[SHORT EXERCISE]
Starting from the top of the material, restate each line exactly until the line that contains "(0,0) rectangle (1461,446);", which is also copied. Pictures are excluded.

[DATA EXCERPT]
━━━━━━━━━━━━━━━━━━━━━━━━━━━━━━

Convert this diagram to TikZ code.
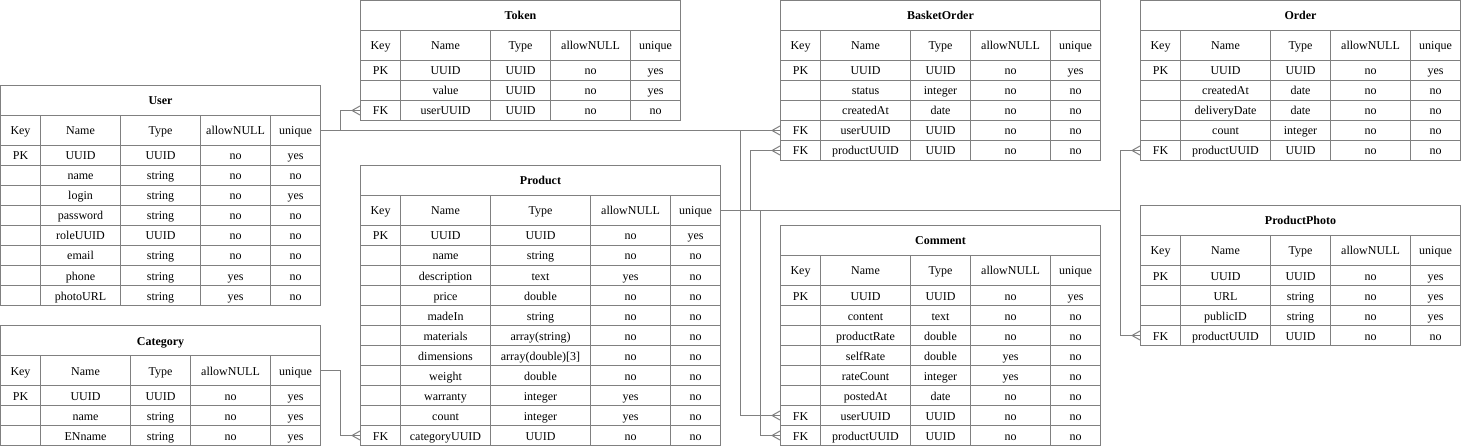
\documentclass[tikz,border=0pt]{standalone}
\usepackage{fontspec}
\setmainfont{Liberation Serif}
\usetikzlibrary{positioning,arrows.meta}

\definecolor{lineGray}{RGB}{128,128,128}

\tikzset{
  cell/.style={draw=lineGray, line width=1pt, inner sep=0pt, outer sep=0pt,
    minimum height=20pt, text height=10pt, text depth=1pt,
    font=\fontsize{12}{14}\selectfont},
  headcell/.style={cell, minimum height=30pt},
  titlecell/.style={headcell, font=\fontsize{12}{14}\selectfont\bfseries},
  link/.style={draw=lineGray, line width=1pt,
    -{Straight Barb[reversed, length=8pt, width=9pt]}, postaction={draw, -}},
}

% column widths: key, name, type, allowNULL, unique
\newcommand\setcols[5]{\def\wk{#1}\def\wn{#2}\def\wt{#3}\def\wa{#4}\def\wu{#5}}

% #1 id, #2 top left corner, #3 title, #4 rows
\newcommand\ertable[4]{%
  \pgfmathsetmacro\wall{\wk+\wn+\wt+\wa+\wu}
  \node[titlecell, minimum width=\wall pt, anchor=north west] (#1) at #2 {#3};
  \node[headcell, minimum width=\wk pt, anchor=north west] (#1-k0) at (#1.south west) {Key};
  \node[headcell, minimum width=\wn pt, right=0pt of #1-k0] (#1-n0) {Name};
  \node[headcell, minimum width=\wt pt, right=0pt of #1-n0] (#1-t0) {Type};
  \node[headcell, minimum width=\wa pt, right=0pt of #1-t0] (#1-a0) {allowNULL};
  \node[headcell, minimum width=\wu pt, right=0pt of #1-a0] (#1-hu) {unique};
  \foreach \k/\n/\t/\a/\u [count=\r] in {#4} {
    \pgfmathtruncatemacro\prevrow{\r-1}
    \node[cell, minimum width=\wk pt, below=0pt of #1-k\prevrow] (#1-k\r) {\k};
    \node[cell, minimum width=\wn pt, right=0pt of #1-k\r] (#1-n\r) {\n};
    \node[cell, minimum width=\wt pt, right=0pt of #1-n\r] (#1-t\r) {\t};
    \node[cell, minimum width=\wa pt, right=0pt of #1-t\r] (#1-a\r) {\a};
    \node[cell, minimum width=\wu pt, right=0pt of #1-a\r] (#1-u\r) {\u};
  }
}

\begin{document}
\begin{tikzpicture}[x=1pt, y=-1pt]
  \useasboundingbox (0,0) rectangle (1461,446);

  % tables
  \setcols{40}{80}{80}{70}{50}
  \ertable{user}{(0.5,85.5)}{User}{PK/UUID/UUID/no/yes, /name/string/no/no,
    /login/string/no/yes, /password/string/no/no, /roleUUID/UUID/no/no,
    /email/string/no/no, /phone/string/yes/no, /photoURL/string/yes/no}

  \setcols{40}{90}{60}{80}{50}
  \ertable{category}{(0.5,325.5)}{Category}{PK/UUID/UUID/no/yes,
    /name/string/no/yes, /ENname/string/no/yes}

  \ertable{token}{(360.5,0.5)}{Token}{PK/UUID/UUID/no/yes,
    /value/UUID/no/yes, FK/userUUID/UUID/no/no}

  \ertable{basket}{(780.5,0.5)}{BasketOrder}{PK/UUID/UUID/no/yes,
    /status/integer/no/no, /createdAt/date/no/no,
    FK/userUUID/UUID/no/no, FK/productUUID/UUID/no/no}

  \ertable{order}{(1140.5,0.5)}{Order}{PK/UUID/UUID/no/yes,
    /createdAt/date/no/no, /deliveryDate/date/no/no,
    /count/integer/no/no, FK/productUUID/UUID/no/no}

  \ertable{comment}{(780.5,225.5)}{Comment}{PK/UUID/UUID/no/yes,
    /content/text/no/no, /productRate/double/no/no, /selfRate/double/yes/no,
    /rateCount/integer/yes/no, /postedAt/date/no/no,
    FK/userUUID/UUID/no/no, FK/productUUID/UUID/no/no}

  \ertable{photo}{(1140.5,205.5)}{ProductPhoto}{PK/UUID/UUID/no/yes,
    /URL/string/no/yes, /publicID/string/no/yes, FK/productUUID/UUID/no/no}

  \setcols{40}{90}{100}{80}{50}
  \ertable{product}{(360.5,165.5)}{Product}{PK/UUID/UUID/no/yes,
    /name/string/no/no, /description/text/yes/no, /price/double/no/no,
    /madeIn/string/no/no, /materials/array(string)/no/no,
    /dimensions/array(double)[3]/no/no, /weight/double/no/no,
    /warranty/integer/yes/no, /count/integer/yes/no,
    FK/categoryUUID/UUID/no/no}

  % relations
  \draw[link] (user-hu.east) -- ++(20,0) |- (token-k3.west);
  \draw[link] (user-hu.east) -- (basket-k4.west);
  \draw[link] (user-hu.east) -- ++(420,0) |- (comment-k7.west);
  \draw[link] (category-hu.east) -- ++(20,0) |- (product-k11.west);
  \draw[link] (product-hu.east) -- ++(30,0) |- (basket-k5.west);
  \draw[link] (product-hu.east) -- ++(40,0) |- (comment-k8.west);
  \draw[link] (product-hu.east) -- ++(400,0) |- (order-k5.west);
  \draw[link] (product-hu.east) -- ++(400,0) |- (photo-k4.west);
\end{tikzpicture}
\end{document}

━━━━━━━━━━━━━━━━━━━━━━━━━━━━━━

[EXPECTED OUTPUT]
Convert this diagram to TikZ code.
\documentclass[tikz,border=0pt]{standalone}
\usepackage{fontspec}
\setmainfont{Liberation Serif}
\usetikzlibrary{positioning,arrows.meta}

\definecolor{lineGray}{RGB}{128,128,128}

\tikzset{
  cell/.style={draw=lineGray, line width=1pt, inner sep=0pt, outer sep=0pt,
    minimum height=20pt, text height=10pt, text depth=1pt,
    font=\fontsize{12}{14}\selectfont},
  headcell/.style={cell, minimum height=30pt},
  titlecell/.style={headcell, font=\fontsize{12}{14}\selectfont\bfseries},
  link/.style={draw=lineGray, line width=1pt,
    -{Straight Barb[reversed, length=8pt, width=9pt]}, postaction={draw, -}},
}

% column widths: key, name, type, allowNULL, unique
\newcommand\setcols[5]{\def\wk{#1}\def\wn{#2}\def\wt{#3}\def\wa{#4}\def\wu{#5}}

% #1 id, #2 top left corner, #3 title, #4 rows
\newcommand\ertable[4]{%
  \pgfmathsetmacro\wall{\wk+\wn+\wt+\wa+\wu}
  \node[titlecell, minimum width=\wall pt, anchor=north west] (#1) at #2 {#3};
  \node[headcell, minimum width=\wk pt, anchor=north west] (#1-k0) at (#1.south west) {Key};
  \node[headcell, minimum width=\wn pt, right=0pt of #1-k0] (#1-n0) {Name};
  \node[headcell, minimum width=\wt pt, right=0pt of #1-n0] (#1-t0) {Type};
  \node[headcell, minimum width=\wa pt, right=0pt of #1-t0] (#1-a0) {allowNULL};
  \node[headcell, minimum width=\wu pt, right=0pt of #1-a0] (#1-hu) {unique};
  \foreach \k/\n/\t/\a/\u [count=\r] in {#4} {
    \pgfmathtruncatemacro\prevrow{\r-1}
    \node[cell, minimum width=\wk pt, below=0pt of #1-k\prevrow] (#1-k\r) {\k};
    \node[cell, minimum width=\wn pt, right=0pt of #1-k\r] (#1-n\r) {\n};
    \node[cell, minimum width=\wt pt, right=0pt of #1-n\r] (#1-t\r) {\t};
    \node[cell, minimum width=\wa pt, right=0pt of #1-t\r] (#1-a\r) {\a};
    \node[cell, minimum width=\wu pt, right=0pt of #1-a\r] (#1-u\r) {\u};
  }
}

\begin{document}
\begin{tikzpicture}[x=1pt, y=-1pt]
  \useasboundingbox (0,0) rectangle (1461,446);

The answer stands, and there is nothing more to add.